» **What you should do**:
Using the listing below, output only the lines from the one that contains "Give me the matplotlib source for this chart." through the one that contains "plt.rcParams['font.family'] = ['Liberation", inclusive, exactly as given and without images.

>> start Entries shown

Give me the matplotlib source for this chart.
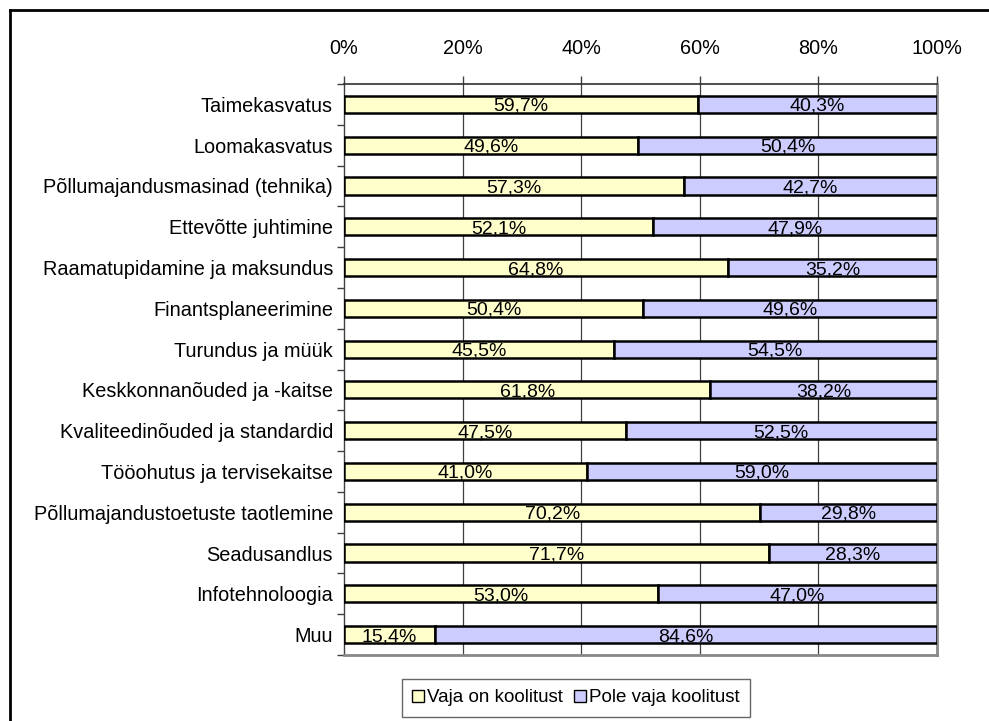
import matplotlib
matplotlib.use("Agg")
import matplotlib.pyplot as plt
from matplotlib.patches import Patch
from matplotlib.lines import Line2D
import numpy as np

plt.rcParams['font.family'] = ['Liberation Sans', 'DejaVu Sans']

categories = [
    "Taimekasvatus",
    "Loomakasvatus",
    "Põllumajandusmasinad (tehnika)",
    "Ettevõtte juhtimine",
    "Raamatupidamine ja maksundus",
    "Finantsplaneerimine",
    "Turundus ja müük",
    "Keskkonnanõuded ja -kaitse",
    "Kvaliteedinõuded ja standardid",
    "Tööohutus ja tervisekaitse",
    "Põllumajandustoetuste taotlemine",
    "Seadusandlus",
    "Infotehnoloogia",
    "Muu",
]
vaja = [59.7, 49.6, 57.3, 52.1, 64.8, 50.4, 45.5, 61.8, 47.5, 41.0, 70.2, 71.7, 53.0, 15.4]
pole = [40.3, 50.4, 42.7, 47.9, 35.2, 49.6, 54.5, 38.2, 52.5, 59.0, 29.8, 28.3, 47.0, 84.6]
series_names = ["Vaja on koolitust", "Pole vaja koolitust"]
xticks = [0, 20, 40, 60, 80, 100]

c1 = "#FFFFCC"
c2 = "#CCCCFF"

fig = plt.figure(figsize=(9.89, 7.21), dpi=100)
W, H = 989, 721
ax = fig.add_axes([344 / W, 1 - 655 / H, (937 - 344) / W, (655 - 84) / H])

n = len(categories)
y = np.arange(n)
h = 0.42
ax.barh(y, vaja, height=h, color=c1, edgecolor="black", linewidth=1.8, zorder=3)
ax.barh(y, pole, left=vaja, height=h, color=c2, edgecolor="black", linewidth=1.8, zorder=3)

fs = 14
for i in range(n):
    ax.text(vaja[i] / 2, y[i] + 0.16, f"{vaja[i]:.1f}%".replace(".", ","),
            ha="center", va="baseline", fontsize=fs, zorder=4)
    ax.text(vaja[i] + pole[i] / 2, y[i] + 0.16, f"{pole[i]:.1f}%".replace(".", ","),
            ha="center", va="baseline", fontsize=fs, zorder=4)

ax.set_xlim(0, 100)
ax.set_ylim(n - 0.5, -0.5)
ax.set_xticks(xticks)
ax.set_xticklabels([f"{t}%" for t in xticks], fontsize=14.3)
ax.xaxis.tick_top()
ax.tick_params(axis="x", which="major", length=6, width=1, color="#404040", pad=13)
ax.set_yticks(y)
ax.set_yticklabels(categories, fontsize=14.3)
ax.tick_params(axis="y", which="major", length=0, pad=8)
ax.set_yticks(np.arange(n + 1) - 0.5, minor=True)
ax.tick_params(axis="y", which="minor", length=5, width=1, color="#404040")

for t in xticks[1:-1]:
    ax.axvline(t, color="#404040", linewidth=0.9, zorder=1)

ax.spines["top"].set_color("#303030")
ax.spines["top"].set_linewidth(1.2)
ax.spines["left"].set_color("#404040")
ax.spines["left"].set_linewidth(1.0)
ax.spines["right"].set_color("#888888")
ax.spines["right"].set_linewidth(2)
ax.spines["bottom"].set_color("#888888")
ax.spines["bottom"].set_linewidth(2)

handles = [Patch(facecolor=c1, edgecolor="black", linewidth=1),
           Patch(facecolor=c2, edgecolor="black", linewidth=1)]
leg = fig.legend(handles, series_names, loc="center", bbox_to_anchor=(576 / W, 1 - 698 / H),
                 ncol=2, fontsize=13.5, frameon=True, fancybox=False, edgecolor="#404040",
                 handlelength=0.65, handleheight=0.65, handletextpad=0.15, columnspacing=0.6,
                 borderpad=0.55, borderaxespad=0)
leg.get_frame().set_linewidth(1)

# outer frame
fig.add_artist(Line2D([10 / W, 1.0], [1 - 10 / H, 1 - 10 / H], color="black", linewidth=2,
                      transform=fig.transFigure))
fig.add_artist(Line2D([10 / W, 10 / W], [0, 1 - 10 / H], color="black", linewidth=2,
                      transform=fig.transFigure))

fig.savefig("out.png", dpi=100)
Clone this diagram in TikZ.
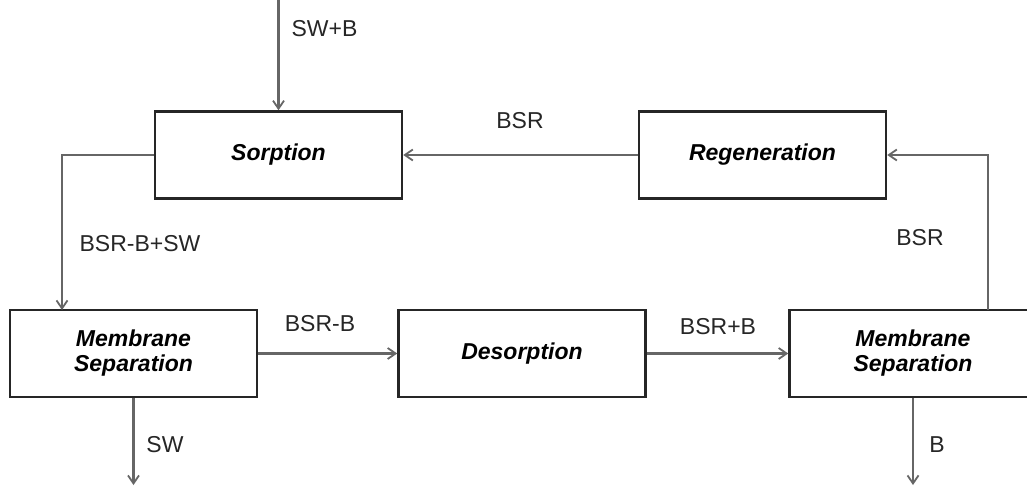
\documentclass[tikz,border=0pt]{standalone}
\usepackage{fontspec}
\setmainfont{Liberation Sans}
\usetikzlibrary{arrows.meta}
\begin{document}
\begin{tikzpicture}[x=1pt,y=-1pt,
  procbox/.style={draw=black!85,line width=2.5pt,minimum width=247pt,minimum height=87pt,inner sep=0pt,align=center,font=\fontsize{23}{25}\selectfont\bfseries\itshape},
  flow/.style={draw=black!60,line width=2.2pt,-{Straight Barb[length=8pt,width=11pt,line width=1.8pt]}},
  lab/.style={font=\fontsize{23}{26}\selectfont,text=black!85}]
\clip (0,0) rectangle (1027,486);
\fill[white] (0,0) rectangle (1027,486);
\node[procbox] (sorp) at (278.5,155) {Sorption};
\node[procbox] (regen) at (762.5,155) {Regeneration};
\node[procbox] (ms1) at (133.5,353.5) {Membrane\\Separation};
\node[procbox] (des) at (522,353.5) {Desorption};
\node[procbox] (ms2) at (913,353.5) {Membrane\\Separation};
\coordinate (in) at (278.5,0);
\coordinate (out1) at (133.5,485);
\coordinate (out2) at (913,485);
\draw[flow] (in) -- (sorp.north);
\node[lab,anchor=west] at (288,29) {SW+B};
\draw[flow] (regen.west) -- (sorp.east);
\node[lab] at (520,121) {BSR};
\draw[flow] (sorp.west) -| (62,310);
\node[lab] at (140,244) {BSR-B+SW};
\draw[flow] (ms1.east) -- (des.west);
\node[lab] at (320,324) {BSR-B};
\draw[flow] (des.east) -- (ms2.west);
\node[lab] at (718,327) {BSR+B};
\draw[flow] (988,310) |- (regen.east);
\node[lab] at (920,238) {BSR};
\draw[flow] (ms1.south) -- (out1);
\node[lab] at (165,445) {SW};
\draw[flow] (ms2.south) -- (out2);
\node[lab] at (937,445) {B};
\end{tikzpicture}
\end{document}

>> end Entries shown
>> start Entries shown

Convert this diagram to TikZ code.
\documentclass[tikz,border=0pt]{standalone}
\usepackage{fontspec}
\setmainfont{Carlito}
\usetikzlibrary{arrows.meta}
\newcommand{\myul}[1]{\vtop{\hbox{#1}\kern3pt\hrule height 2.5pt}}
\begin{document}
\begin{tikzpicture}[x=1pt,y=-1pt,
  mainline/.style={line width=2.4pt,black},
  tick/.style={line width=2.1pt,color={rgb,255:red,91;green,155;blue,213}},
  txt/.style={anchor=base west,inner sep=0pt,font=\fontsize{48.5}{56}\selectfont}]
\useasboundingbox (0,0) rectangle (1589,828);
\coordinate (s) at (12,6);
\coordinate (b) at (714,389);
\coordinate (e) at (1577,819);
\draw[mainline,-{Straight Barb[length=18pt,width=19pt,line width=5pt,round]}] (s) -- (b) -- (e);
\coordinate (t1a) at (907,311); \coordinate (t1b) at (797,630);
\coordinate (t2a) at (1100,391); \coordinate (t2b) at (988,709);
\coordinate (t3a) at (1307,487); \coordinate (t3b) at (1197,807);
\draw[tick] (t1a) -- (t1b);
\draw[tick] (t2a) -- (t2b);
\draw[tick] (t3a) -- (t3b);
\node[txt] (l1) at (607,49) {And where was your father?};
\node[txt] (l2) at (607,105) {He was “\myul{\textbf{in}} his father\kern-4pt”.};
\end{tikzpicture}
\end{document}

>> end Entries shown
>> start Entries shown

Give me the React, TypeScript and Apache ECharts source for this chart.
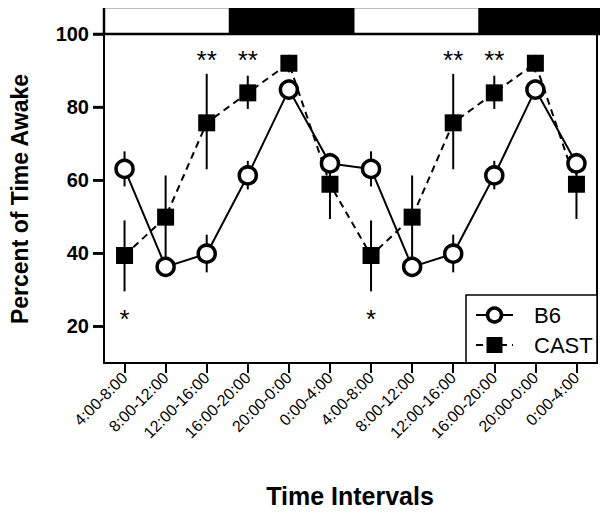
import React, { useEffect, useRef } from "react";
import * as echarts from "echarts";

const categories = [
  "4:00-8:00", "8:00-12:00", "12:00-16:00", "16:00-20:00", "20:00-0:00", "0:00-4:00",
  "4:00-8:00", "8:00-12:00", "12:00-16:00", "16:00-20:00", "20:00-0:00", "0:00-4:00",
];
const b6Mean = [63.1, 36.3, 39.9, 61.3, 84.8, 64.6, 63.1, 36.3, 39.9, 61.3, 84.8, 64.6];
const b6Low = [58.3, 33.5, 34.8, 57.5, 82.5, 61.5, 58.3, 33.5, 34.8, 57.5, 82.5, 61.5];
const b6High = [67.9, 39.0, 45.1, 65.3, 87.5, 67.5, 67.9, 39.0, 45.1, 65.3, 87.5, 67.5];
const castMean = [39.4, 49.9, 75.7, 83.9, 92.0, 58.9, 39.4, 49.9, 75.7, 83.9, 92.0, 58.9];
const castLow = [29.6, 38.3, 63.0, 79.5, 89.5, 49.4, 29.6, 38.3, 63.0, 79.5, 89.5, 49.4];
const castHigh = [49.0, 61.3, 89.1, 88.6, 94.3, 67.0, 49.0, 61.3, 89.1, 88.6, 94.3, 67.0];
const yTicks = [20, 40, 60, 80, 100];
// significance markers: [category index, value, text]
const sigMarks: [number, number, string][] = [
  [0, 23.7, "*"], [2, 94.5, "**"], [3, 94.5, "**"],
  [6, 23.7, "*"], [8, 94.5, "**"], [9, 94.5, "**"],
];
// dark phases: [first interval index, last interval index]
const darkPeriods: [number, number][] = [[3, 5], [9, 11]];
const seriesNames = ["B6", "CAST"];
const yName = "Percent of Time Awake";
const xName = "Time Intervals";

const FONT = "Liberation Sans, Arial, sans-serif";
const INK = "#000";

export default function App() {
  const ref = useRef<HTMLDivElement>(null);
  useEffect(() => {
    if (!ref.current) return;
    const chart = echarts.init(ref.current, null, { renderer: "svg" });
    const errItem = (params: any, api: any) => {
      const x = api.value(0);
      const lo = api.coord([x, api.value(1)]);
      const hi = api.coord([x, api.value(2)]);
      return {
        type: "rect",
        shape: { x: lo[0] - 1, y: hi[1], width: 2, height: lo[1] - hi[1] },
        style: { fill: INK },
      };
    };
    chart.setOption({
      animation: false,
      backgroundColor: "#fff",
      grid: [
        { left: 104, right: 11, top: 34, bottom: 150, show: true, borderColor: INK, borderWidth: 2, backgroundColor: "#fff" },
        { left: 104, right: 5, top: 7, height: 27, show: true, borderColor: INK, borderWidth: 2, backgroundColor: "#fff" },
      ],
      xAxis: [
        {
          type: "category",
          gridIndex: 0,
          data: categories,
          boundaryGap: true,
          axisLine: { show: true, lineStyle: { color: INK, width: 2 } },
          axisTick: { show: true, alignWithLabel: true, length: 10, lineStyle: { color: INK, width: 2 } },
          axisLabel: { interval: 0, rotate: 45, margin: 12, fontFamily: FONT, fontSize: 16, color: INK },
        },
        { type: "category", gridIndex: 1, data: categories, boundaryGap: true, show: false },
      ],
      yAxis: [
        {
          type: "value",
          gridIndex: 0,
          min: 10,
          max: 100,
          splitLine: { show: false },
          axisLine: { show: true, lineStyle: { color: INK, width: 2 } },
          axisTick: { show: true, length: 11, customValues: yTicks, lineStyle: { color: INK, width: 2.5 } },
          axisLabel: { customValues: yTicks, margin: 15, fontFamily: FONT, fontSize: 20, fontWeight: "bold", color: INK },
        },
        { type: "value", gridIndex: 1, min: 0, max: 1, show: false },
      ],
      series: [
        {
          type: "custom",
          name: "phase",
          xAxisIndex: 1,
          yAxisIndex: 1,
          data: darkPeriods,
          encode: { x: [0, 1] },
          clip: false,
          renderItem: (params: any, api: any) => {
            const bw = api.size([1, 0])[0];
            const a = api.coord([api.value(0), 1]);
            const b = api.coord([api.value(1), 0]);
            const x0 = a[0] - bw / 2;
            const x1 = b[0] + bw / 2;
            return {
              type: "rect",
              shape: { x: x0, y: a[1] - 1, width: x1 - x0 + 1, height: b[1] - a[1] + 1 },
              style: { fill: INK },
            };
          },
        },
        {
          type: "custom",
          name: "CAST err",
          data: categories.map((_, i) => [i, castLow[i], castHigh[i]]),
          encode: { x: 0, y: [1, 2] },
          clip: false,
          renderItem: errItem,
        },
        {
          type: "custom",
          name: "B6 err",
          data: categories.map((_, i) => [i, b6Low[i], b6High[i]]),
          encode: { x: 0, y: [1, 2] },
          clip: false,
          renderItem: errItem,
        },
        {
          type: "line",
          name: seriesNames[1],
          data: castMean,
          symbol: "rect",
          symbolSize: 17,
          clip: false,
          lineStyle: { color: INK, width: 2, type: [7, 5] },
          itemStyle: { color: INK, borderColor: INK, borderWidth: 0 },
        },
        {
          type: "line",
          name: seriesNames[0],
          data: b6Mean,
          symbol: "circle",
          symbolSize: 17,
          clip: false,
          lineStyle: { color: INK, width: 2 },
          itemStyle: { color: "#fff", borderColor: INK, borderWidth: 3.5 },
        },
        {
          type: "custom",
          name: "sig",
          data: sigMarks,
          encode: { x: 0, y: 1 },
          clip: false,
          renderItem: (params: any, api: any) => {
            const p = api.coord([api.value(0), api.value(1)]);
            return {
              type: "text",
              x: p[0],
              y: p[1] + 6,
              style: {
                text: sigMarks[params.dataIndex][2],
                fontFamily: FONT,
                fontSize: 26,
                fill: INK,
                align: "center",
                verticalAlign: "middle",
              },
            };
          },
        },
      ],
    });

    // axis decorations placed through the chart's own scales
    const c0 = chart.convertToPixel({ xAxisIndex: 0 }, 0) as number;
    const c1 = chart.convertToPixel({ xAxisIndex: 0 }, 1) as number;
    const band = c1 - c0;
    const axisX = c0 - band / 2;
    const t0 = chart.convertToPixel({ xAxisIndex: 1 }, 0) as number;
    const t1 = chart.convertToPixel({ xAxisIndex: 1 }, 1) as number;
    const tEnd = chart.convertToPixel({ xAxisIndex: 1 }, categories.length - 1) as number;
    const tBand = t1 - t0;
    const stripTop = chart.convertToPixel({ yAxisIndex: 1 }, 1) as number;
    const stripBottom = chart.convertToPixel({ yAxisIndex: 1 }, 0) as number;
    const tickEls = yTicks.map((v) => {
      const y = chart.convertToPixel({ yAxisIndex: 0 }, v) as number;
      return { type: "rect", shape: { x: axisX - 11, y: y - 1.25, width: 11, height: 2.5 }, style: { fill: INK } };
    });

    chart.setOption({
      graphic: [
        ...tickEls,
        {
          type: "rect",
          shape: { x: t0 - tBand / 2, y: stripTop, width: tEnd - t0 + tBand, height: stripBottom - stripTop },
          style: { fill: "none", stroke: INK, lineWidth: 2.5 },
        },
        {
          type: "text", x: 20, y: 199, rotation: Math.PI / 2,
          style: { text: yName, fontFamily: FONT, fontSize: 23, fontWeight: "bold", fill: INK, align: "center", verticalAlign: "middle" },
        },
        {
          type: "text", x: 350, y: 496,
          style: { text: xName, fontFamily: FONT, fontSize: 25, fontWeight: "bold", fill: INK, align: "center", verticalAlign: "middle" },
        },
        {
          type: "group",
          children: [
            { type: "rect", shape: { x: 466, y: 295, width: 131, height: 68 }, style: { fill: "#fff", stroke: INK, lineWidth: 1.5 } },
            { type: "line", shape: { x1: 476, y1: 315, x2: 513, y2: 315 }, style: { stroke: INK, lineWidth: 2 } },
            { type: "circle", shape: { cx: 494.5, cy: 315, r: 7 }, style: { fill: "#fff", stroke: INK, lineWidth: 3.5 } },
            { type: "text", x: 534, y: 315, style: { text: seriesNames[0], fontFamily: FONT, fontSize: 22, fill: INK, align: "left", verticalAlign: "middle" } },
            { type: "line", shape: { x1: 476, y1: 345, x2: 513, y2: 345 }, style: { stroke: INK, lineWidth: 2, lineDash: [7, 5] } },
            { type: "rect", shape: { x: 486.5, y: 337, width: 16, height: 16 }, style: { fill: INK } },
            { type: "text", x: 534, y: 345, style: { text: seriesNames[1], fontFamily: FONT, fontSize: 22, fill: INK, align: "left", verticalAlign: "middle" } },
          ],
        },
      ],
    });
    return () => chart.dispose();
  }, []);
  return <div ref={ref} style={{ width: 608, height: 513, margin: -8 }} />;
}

>> end Entries shown

» **Result of this exercise**:
Give me the matplotlib source for this chart.
import matplotlib
matplotlib.use("Agg")
import matplotlib.pyplot as plt
from matplotlib.patches import Patch
from matplotlib.lines import Line2D
import numpy as np

plt.rcParams['font.family'] = ['Liberation Sans', 'DejaVu Sans']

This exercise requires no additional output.